Sinn Féin spokesperson on Enterprise, Peadar Tóibín TD, has outlined the potential benefits of converging public services such as health, education and enterprise development on all All-Ireland basis.
Deputy Tóibín said:
“Ireland, north and south has limited financial resources and if we are to properly benefit from these resources we need to make the best use of them. If we are to raise living standards and increase the delivery of key public services, if we are to make the best use of the 6.5 million people strong market on the island so that we can create jobs and prosperity, then we need to make best use of the assets that we have.

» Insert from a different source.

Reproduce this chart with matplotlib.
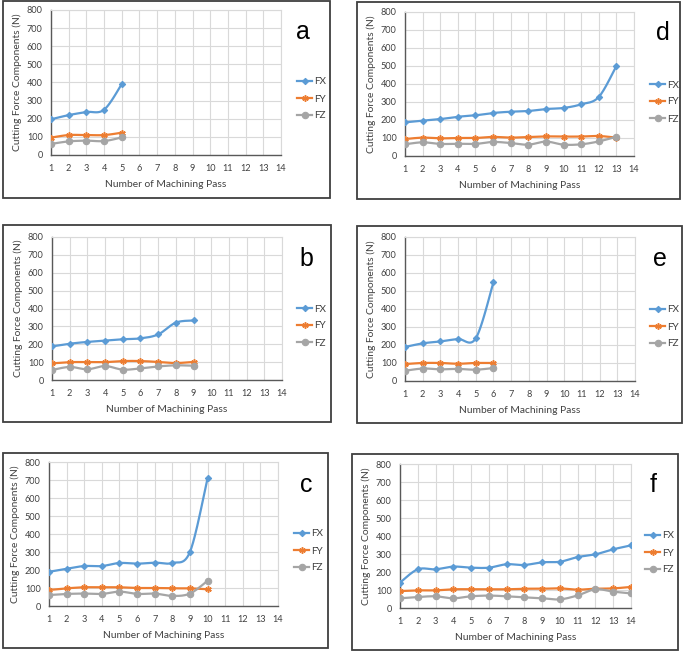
import numpy as np
import matplotlib
matplotlib.use("Agg")
import matplotlib.pyplot as plt
from matplotlib.patches import Rectangle
from matplotlib.lines import Line2D

# ---------------- data ----------------
series_names = ["FX", "FY", "FZ"]
x_ticks = list(range(1, 15))
y_ticks = list(range(0, 801, 100))

a_fx = [197, 220, 237, 250, 391]
a_fy = [96, 110, 110, 110, 123]
a_fz = [61, 75, 79, 77, 97]

d_fx = [187, 196, 205, 218, 226, 239, 246, 250, 261, 267, 287, 328, 500]
d_fy = [94, 102, 98, 100, 100, 106, 102, 106, 109, 108, 108, 111, 102]
d_fz = [65, 76, 67, 68, 67, 78, 72, 63, 80, 63, 65, 81, 107]

b_fx = [188, 203, 213, 220, 228, 233, 255, 321, 333]
b_fy = [93, 100, 100, 100, 106, 106, 101, 95, 101]
b_fz = [56, 73, 60, 78, 58, 65, 76, 82, 80]

e_fx = [189, 209, 220, 233, 237, 548]
e_fy = [94, 100, 100, 96, 100, 100]
e_fz = [57, 69, 65, 67, 63, 72]

c_fx = [190, 207, 222, 222, 239, 235, 241, 239, 300, 709]
c_fy = [89, 98, 104, 104, 104, 100, 100, 98, 98, 93]
c_fz = [61, 67, 69, 67, 80, 67, 69, 56, 69, 140]

f_fx = [141, 215, 215, 230, 224, 224, 243, 239, 254, 257, 283, 298, 326, 348]
f_fy = [94, 98, 98, 104, 104, 104, 104, 107, 107, 109, 102, 107, 109, 117]
f_fz = [54, 61, 65, 54, 65, 69, 65, 59, 54, 48, 70, 104, 91, 81]

panel_letters = ["a", "d", "b", "e", "c", "f"]
panel_data = [
    (a_fx, a_fy, a_fz),
    (d_fx, d_fy, d_fz),
    (b_fx, b_fy, b_fz),
    (e_fx, e_fy, e_fz),
    (c_fx, c_fy, c_fz),
    (f_fx, f_fy, f_fz),
]

# ---------------- layout (pixels) ----------------
W, H = 685, 652
# plot area: left, right, top, bottom
plot_px = [(51, 281, 10, 155), (405, 634, 12, 156),
           (52, 282, 237, 380), (405, 635, 237, 381),
           (49, 278, 462, 606), (400, 631, 464, 608)]
# border: left, right, top, bottom
border_px = [(3, 330, 1, 198), (357, 680, 2, 199),
             (3, 331, 225, 422), (357, 682, 226, 423),
             (3, 328, 453, 648), (352, 678, 454, 650)]
letter_px = [(303, 32), (663, 33), (306, 259), (660, 259), (306, 485), (653, 485)]
legend_px = [(297, 99), (650, 102), (297, 326), (650, 327), (294, 551), (645, 553)]

colors = ["#5B9BD5", "#ED7D31", "#A5A5A5"]
markers = ["D", (6, 2, 0), "o"]
msizes = [3.2, 4.6, 4.6]
mew = [0.8, 1.1, 0.8]
text_col = "#404040"
font = ["Lato", "DejaVu Sans"]
plt.rcParams["font.family"] = font


def smooth(xs, ys, n=24):
    x = np.asarray(xs, float)
    y = np.asarray(ys, float)
    m = len(x)
    if m < 3:
        return x, y
    P = np.column_stack([x, y])
    Pp = np.vstack([P[0], P, P[-1]])
    out = [P[:1]]
    t = np.linspace(0, 1, n + 1)[1:, None]
    for i in range(m - 1):
        p0, p1 = Pp[i + 1], Pp[i + 2]
        c1 = p0 + (Pp[i + 2] - Pp[i]) / 6.0
        c2 = p1 - (Pp[i + 3] - Pp[i + 1]) / 6.0
        seg = ((1 - t) ** 3) * p0 + 3 * ((1 - t) ** 2) * t * c1 + 3 * (1 - t) * t ** 2 * c2 + t ** 3 * p1
        out.append(seg)
    S = np.vstack(out)
    return S[:, 0], S[:, 1]


fig = plt.figure(figsize=(W / 100, H / 100), dpi=100)

for k in range(6):
    l, r, t, b = plot_px[k]
    ax = fig.add_axes([l / W, 1 - b / H, (r - l) / W, (b - t) / H])
    data = panel_data[k]
    for s in range(3):
        vals = data[s]
        xs = list(range(1, len(vals) + 1))
        sx, sy = smooth(xs, vals)
        ax.plot(sx, sy, color=colors[s], lw=1.6, solid_capstyle="round", zorder=3)
        ax.plot(xs, vals, ls="none", marker=markers[s], ms=msizes[s],
                color=colors[s], mec=colors[s], mew=mew[s], zorder=4)
    ax.set_xlim(1, 14)
    ax.set_ylim(0, 800)
    ax.set_xticks(x_ticks)
    ax.set_yticks(y_ticks)
    ax.grid(True, color="#D9D9D9", lw=0.8)
    ax.set_axisbelow(True)
    for sp in ["top", "right"]:
        ax.spines[sp].set_color("#D9D9D9")
        ax.spines[sp].set_linewidth(0.8)
    for sp in ["left", "bottom"]:
        ax.spines[sp].set_color("#595959")
        ax.spines[sp].set_linewidth(1.0)
    ax.tick_params(axis="both", length=0, labelsize=6.6, labelcolor=text_col)
    ax.tick_params(axis="x", pad=6.5)
    ax.tick_params(axis="y", pad=6.0)
    ax.set_xlabel("Number of Machining Pass", fontsize=7.4, color=text_col, labelpad=5)
    ax.set_ylabel("Cutting Force Components (N)", fontsize=7.4, color=text_col, labelpad=3.5)

    handles = [Line2D([0], [0], color=colors[s], lw=1.6, marker=markers[s],
                      ms=msizes[s], mew=mew[s]) for s in range(3)]
    lx, ly = legend_px[k]
    ax.legend(handles, series_names, loc="center left",
              bbox_to_anchor=(lx / W, 1 - ly / H), bbox_transform=fig.transFigure,
              frameon=False, fontsize=7.2, handlelength=1.5, handletextpad=0.25,
              labelspacing=0.8, borderpad=0, borderaxespad=0,
              labelcolor=text_col)

    bl, br, bt, bb = border_px[k]
    fig.add_artist(Rectangle((bl / W, 1 - bb / H), (br - bl) / W, (bb - bt) / H,
                             transform=fig.transFigure, fill=False,
                             edgecolor="#3F3F3F", lw=1.3))
    px, py = letter_px[k]
    fig.text(px / W, 1 - py / H, panel_letters[k], fontsize=18, color="black",
             ha="center", va="center", family=["Liberation Sans", "DejaVu Sans"])

fig.savefig("out.png", dpi=100, facecolor="white")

“That’s not where we are today unfortunately. Key public services such as health and education and enterprise development are planned separately, funded separately and delivered separately at the cost of the citizen north and south. Lack of convergence in education means that northern participation in the south’s universities is as its lowest ebb ever. If a southerner wanted to take an available space at a northern enterprise course a few miles away they couldn’t. People along the border have to ignore the A&E next to them and travel two and three times the journey to the next one in their own jurisdiction.
"The border is a key success factor for crime. In a crazy situation reminiscent of the Dukes of Hazard the police have to stop at the county line. In most economies the periphery suffers economically. But in Ireland, the border artificially manufactures an extra periphery, extending it to 11 counties. This financially illogical situation is artificially manufacturing poverty, emigration and disadvantage at a shocking scale.
“It does not have to be this way. Next year in Altnagelvin Hospital a new Cancer Care unit will open planed, funded and delivered on an All-Ireland basis. It will significantly improve cancer care in the northwest and negating the need of patients on both side of the border to travel to Dublin and Belfast. Paediatric Cardiac Care will now be delivered from Dublin on and All-Ireland basis negating the need for many children to have to travel abroad for treatment. A new emergency Cardiac Emergency unit will open in Derry and serve a catchment area on both side of the border that has 350,000 people.
“These examples scratch the surfaces. In fact, potential progress in many sectors is grinding to a halt due to costly government disinterest. We need to examine how we can make best use of our assets on both sides of the border to benefit all the people of this land.”